■ **Records provided**
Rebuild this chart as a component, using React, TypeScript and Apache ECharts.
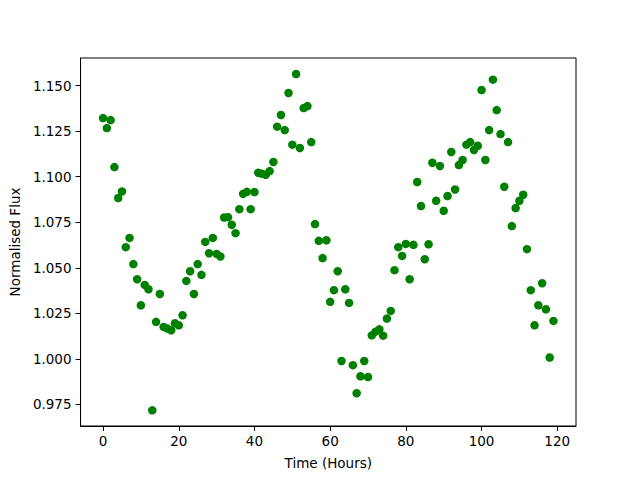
import React, { useEffect, useRef } from "react";
import * as echarts from "echarts";

// Normalised flux, one sample per hour (hours 0..119)
const flux: number[] = [
  1.1322, 1.1267, 1.1311, 1.1053, 1.0883, 1.0919, 1.0613, 1.0664, 1.052, 1.0437,
  1.0294, 1.0406, 1.0382, 0.9717, 1.0203, 1.0356, 1.0175, 1.0166, 1.0157, 1.0195,
  1.0184, 1.0239, 1.0428, 1.0481, 1.0356, 1.052, 1.0461, 1.0642, 1.058, 1.0664,
  1.0576, 1.0562, 1.0776, 1.0778, 1.0736, 1.069, 1.0822, 1.0906, 1.0917, 1.0822,
  1.0916, 1.1022, 1.1016, 1.1011, 1.1031, 1.1081, 1.1275, 1.1339, 1.1256, 1.146,
  1.1176, 1.1564, 1.1158, 1.1377, 1.1388, 1.119, 1.074, 1.0648, 1.0553, 1.0651,
  1.0313, 1.0377, 1.0481, 0.9988, 1.0382, 1.0307, 0.9965, 0.9811, 0.9904, 0.9988,
  0.99, 1.0129, 1.0149, 1.0162, 1.0127, 1.0221, 1.0263, 1.0487, 1.0613, 1.0565,
  1.0631, 1.0437, 1.0626, 1.0971, 1.0839, 1.0547, 1.0629, 1.1077, 1.0868, 1.1059,
  1.0813, 1.0894, 1.1136, 1.093, 1.1064, 1.1092, 1.1176, 1.119, 1.1147, 1.117,
  1.1476, 1.1092, 1.1256, 1.1533, 1.1366, 1.1234, 1.0945, 1.119, 1.0729, 1.0828,
  1.0868, 1.0901, 1.0602, 1.0377, 1.0184, 1.0294, 1.0415, 1.0272, 1.0007, 1.0208,
];
const hours: number[] = flux.map((_, i) => i);

const xTicks: number[] = [0, 20, 40, 60, 80, 100, 120];
const yTicks: number[] = [0.975, 1.0, 1.025, 1.05, 1.075, 1.1, 1.125, 1.15];

const FONT = "DejaVu Sans";

export default function App() {
  const ref = useRef<HTMLDivElement>(null);
  useEffect(() => {
    if (!ref.current) return;
    const chart = echarts.init(ref.current, null, { renderer: "svg" });
    const axisCommon = {
      axisLine: { show: true, onZero: false, lineStyle: { color: "#000", width: 1 } },
      splitLine: { show: false },
    };
    chart.setOption({
      animation: false,
      backgroundColor: "#fff",
      grid: {
        left: 80,
        right: 64,
        top: 58,
        bottom: 54,
        show: true,
        borderColor: "#000",
        borderWidth: 1,
        backgroundColor: "transparent",
      },
      xAxis: {
        type: "value",
        min: -5.95,
        max: 124.95,
        name: "Time (Hours)",
        nameLocation: "middle",
        nameGap: 30,
        nameTextStyle: { color: "#000", fontFamily: FONT, fontSize: 13.5 },
        ...axisCommon,
        axisTick: {
          show: true,
          inside: false,
          length: 5,
          customValues: xTicks,
          lineStyle: { color: "#000" },
        },
        axisLabel: {
          show: true,
          margin: 8,
          customValues: xTicks,
          color: "#000",
          fontFamily: FONT,
          fontSize: 13.5,
          formatter: (v: number) => String(v),
        },
      },
      yAxis: {
        type: "value",
        min: 0.9631,
        max: 1.1652,
        name: "Normalised Flux",
        nameLocation: "middle",
        nameGap: 57,
        nameTextStyle: { color: "#000", fontFamily: FONT, fontSize: 13.5 },
        ...axisCommon,
        axisTick: {
          show: true,
          inside: false,
          length: 5,
          customValues: yTicks,
          lineStyle: { color: "#000" },
        },
        axisLabel: {
          show: true,
          margin: 9,
          customValues: yTicks,
          color: "#000",
          fontFamily: FONT,
          fontSize: 13.5,
          formatter: (v: number) => v.toFixed(3),
        },
      },
      series: [
        {
          type: "scatter",
          data: hours.map((h, i) => [h, flux[i]]),
          symbol: "circle",
          symbolSize: 8.5,
          itemStyle: { color: "#008000", opacity: 1 },
          emphasis: { disabled: true },
        },
      ],
    });
    return () => chart.dispose();
  }, []);
  return <div ref={ref} style={{ width: 640, height: 480, position: "absolute", left: 0, top: 0 }} />;
}
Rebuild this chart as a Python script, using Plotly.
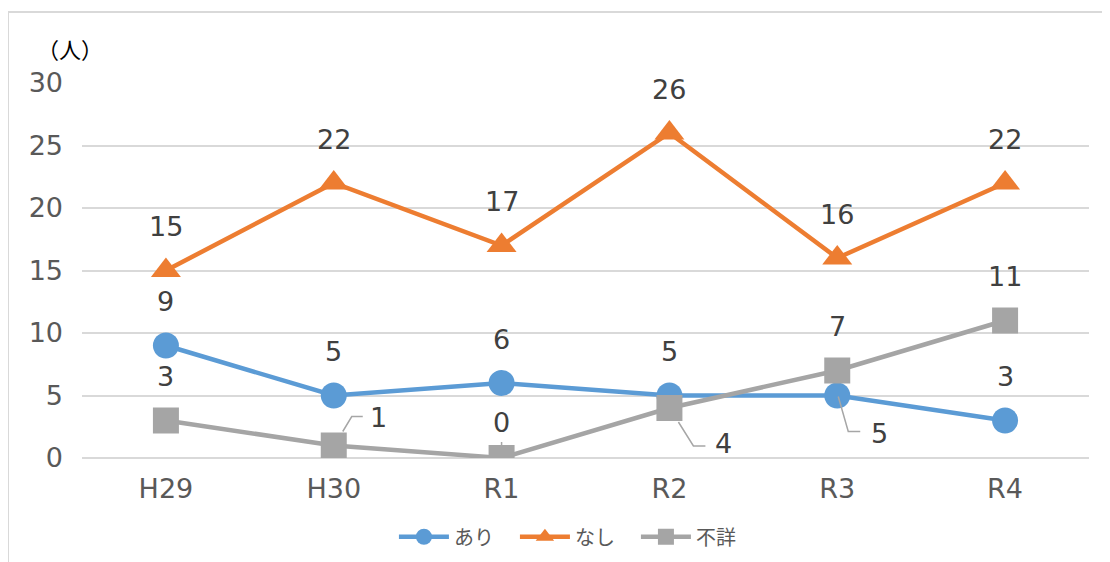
import plotly.graph_objects as go

categories = ["H29", "H30", "R1", "R2", "R3", "R4"]
ari = [9, 5, 6, 5, 5, 3]
nashi = [15, 22, 17, 26, 16, 22]
fusho = [3, 1, 0, 4, 7, 11]
y_ticks = [0, 5, 10, 15, 20, 25, 30]

FONT = "DejaVu Sans, Noto Sans CJK JP"
JP = "Noto Sans CJK JP"
colors = {"あり": "#5B9BD5", "なし": "#ED7D31", "不詳": "#A5A5A5"}

fig = go.Figure()
series = [("あり", ari, "circle"), ("なし", nashi, "triangle-up"), ("不詳", fusho, "square")]
for name, vals, sym in series:
    fig.add_trace(go.Scatter(
        x=categories, y=vals, name=name, mode="lines+markers",
        line=dict(color=colors[name], width=4.5),
        marker=dict(symbol=sym, size=26, color=colors[name]),
    ))

# label offsets (pixels, screen) and elbow leader line paths (pixels, up positive)
label_off = {("不詳", "H30"): (45, -28), ("不詳", "R2"): (54, 35),
             ("あり", "R3"): (42, 38), ("不詳", "R1"): (0, -36)}
leader_path = {("不詳", "H30"): "M9,14 L18,29 L29,29",
               ("不詳", "R2"): "M9,-14 L24,-38 L36,-38",
               ("あり", "R3"): "M1,-1 L11,-36 L23,-36",
               ("不詳", "R1"): "M0,13 L0,16"}
for name, vals, sym in series:
    for i, (c, v) in enumerate(zip(categories, vals)):
        dx, dy = label_off.get((name, c), (0, -44))
        fig.add_annotation(x=c, y=v, text=str(v), showarrow=False,
                           xshift=dx, yshift=-dy,
                           font=dict(family=FONT, size=27, color="#404040"))
        if (name, c) in leader_path:
            fig.add_shape(type="path", xref="x", yref="y",
                          xsizemode="pixel", ysizemode="pixel",
                          xanchor=i, yanchor=v, path=leader_path[(name, c)],
                          line=dict(color="#A6A6A6", width=1.5))

fig.add_annotation(xref="paper", yref="paper", x=-0.012, y=1.093, text="（人）",
                   xanchor="center", yanchor="middle",
                   showarrow=False, font=dict(family=JP, size=22, color="#000000"))

# chart border
fig.add_shape(type="rect", xref="paper", yref="paper",
              x0=-(82 - 8) / 1007, x1=1.2, y0=-0.5, y1=(458 - 12) / 375,
              line=dict(color="#D9D9D9", width=2), fillcolor="rgba(0,0,0,0)", layer="below")

fig.update_layout(
    width=1102, height=554,
    margin=dict(l=74, r=21, t=75, b=104, autoexpand=False),
    paper_bgcolor="white", plot_bgcolor="white",
    font=dict(family=FONT, color="#595959"),
    showlegend=True,
    legend=dict(orientation="h", x=0.49, xanchor="center", y=-0.21, yanchor="middle",
                font=dict(family=JP, size=20, color="#595959"), entrywidth=56,
                itemwidth=50),
    xaxis=dict(showgrid=False, showline=False, ticks="", zeroline=False,
               tickfont=dict(family=FONT, size=27, color="#595959"),
               ticklabelstandoff=12, range=[-0.5, 5.5]),
    yaxis=dict(range=[0, 30], tickvals=y_ticks, showgrid=True, gridcolor="#D9D9D9",
               gridwidth=1.5, zeroline=True, zerolinecolor="#D9D9D9", zerolinewidth=1.5,
               showline=False, ticks="",
               tickfont=dict(family=FONT, size=27, color="#595959"),
               ticklabelstandoff=18),
)

fig.write_html("out.html")
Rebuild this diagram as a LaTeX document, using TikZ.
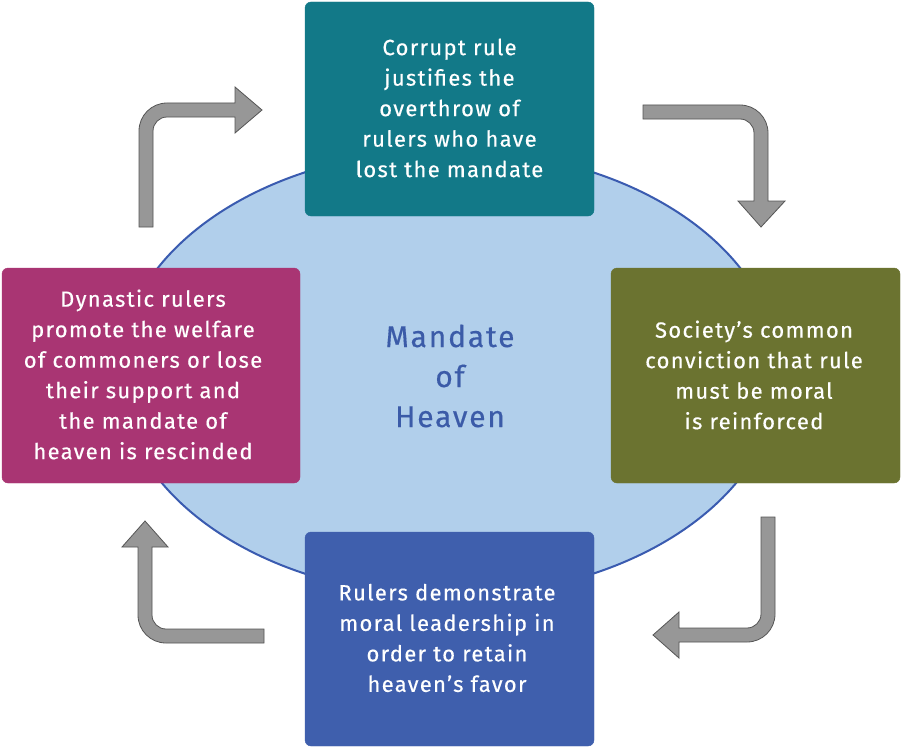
\documentclass[tikz,border=0pt]{standalone}
\usepackage{fontspec}
\usetikzlibrary{shapes.geometric}
\setmainfont[LetterSpace=6,FakeBold=0.4]{Fira Sans}
\definecolor{teal1}{RGB}{18,121,136}
\definecolor{olive1}{RGB}{107,115,48}
\definecolor{blue1}{RGB}{63,95,173}
\definecolor{mag1}{RGB}{169,53,115}
\definecolor{ellfill}{RGB}{177,207,235}
\definecolor{ellline}{RGB}{58,91,176}
\definecolor{mtext}{RGB}{59,91,168}
\definecolor{arrfill}{RGB}{151,151,151}
\definecolor{arrline}{RGB}{85,85,85}
\tikzset{
  box/.style={rectangle, rounded corners=6pt, inner sep=0pt},
  boxtext/.style={text=white, align=center, font=\fontsize{22}{30.5}\selectfont, inner sep=0pt},
  blockarrow/.style={fill=arrfill, draw=arrline, line width=0.8pt, line join=miter},
}
\begin{document}
\begin{tikzpicture}[x=1pt,y=-1pt]
\useasboundingbox (0,0) rectangle (901,749);
\fill[white] (0,0) rectangle (901,749);
% ellipse
\node[ellipse, draw=ellline, line width=2pt, fill=ellfill, minimum width=660pt, minimum height=446pt, inner sep=0pt] (ell) at (449,373) {};
\node[text=mtext, align=center, font=\fontsize{30}{40}\selectfont, inner sep=0pt] (mand) at (450,376) {Mandate\\of\\Heaven};
% boxes
\node[box, fill=teal1, draw=teal1, minimum width=289pt, minimum height=214pt] (top) at (449.5,109) {};
\node[box, fill=olive1, draw=olive1, minimum width=289pt, minimum height=215pt] (right) at (755.5,375.5) {};
\node[box, fill=blue1, draw=blue1, minimum width=289pt, minimum height=214pt] (bottom) at (449.5,639) {};
\node[box, fill=mag1, draw=mag1, minimum width=298pt, minimum height=215pt] (left) at (151,375.5) {};
% texts
\node[boxtext] (toptext) at (449.5,108) {Corrupt rule\\justifies the\\overthrow of\\rulers who have\\lost the mandate};
\node[boxtext] (righttext) at (754,375) {Society’s common\\conviction that rule\\must be moral\\is reinforced};
\node[boxtext] (bottomtext) at (447,638) {Rulers demonstrate\\moral leadership in\\order to retain\\heaven’s favor};
\node[boxtext] (lefttext) at (143,374.5) {Dynastic rulers\\promote the welfare\\of commoners or lose\\their support and\\the mandate of\\heaven is rescinded};
% block arrows
\draw[blockarrow] (139,227) -- (139,131) .. controls (139,115.5) and (151.5,103) .. (167,103) -- (235,103) -- (235,87) -- (262,110) -- (235,133) -- (235,117) -- (167,117) .. controls (159.3,117) and (153,123.3) .. (153,131) -- (153,227) -- cycle;
\draw[blockarrow] (643,105) -- (740,105) .. controls (755.5,105) and (768,117.5) .. (768,133) -- (768,201) -- (785,201) -- (761,227) -- (738,201) -- (754,201) -- (754,133) .. controls (754,125.3) and (747.7,119) .. (740,119) -- (643,119) -- cycle;
\draw[blockarrow] (761,517) -- (775,517) -- (775,614) .. controls (775,629.5) and (762.5,642) .. (747,642) -- (679,642) -- (679,658) -- (653,635) -- (679,612) -- (679,628) -- (747,628) .. controls (754.7,628) and (761,621.7) .. (761,614) -- cycle;
\draw[blockarrow] (264,629) -- (264,643) -- (166,643) .. controls (150.5,643) and (138,630.5) .. (138,615) -- (138,547) -- (122,547) -- (145,521) -- (168,547) -- (152,547) -- (152,615) .. controls (152,622.7) and (158.3,629) .. (166,629) -- cycle;
\end{tikzpicture}
\end{document}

■ **Exercise directions**
Go through the listing above line by line and say how many lines hold the word "React". Reply with that number only.

■ **Finished answer**
2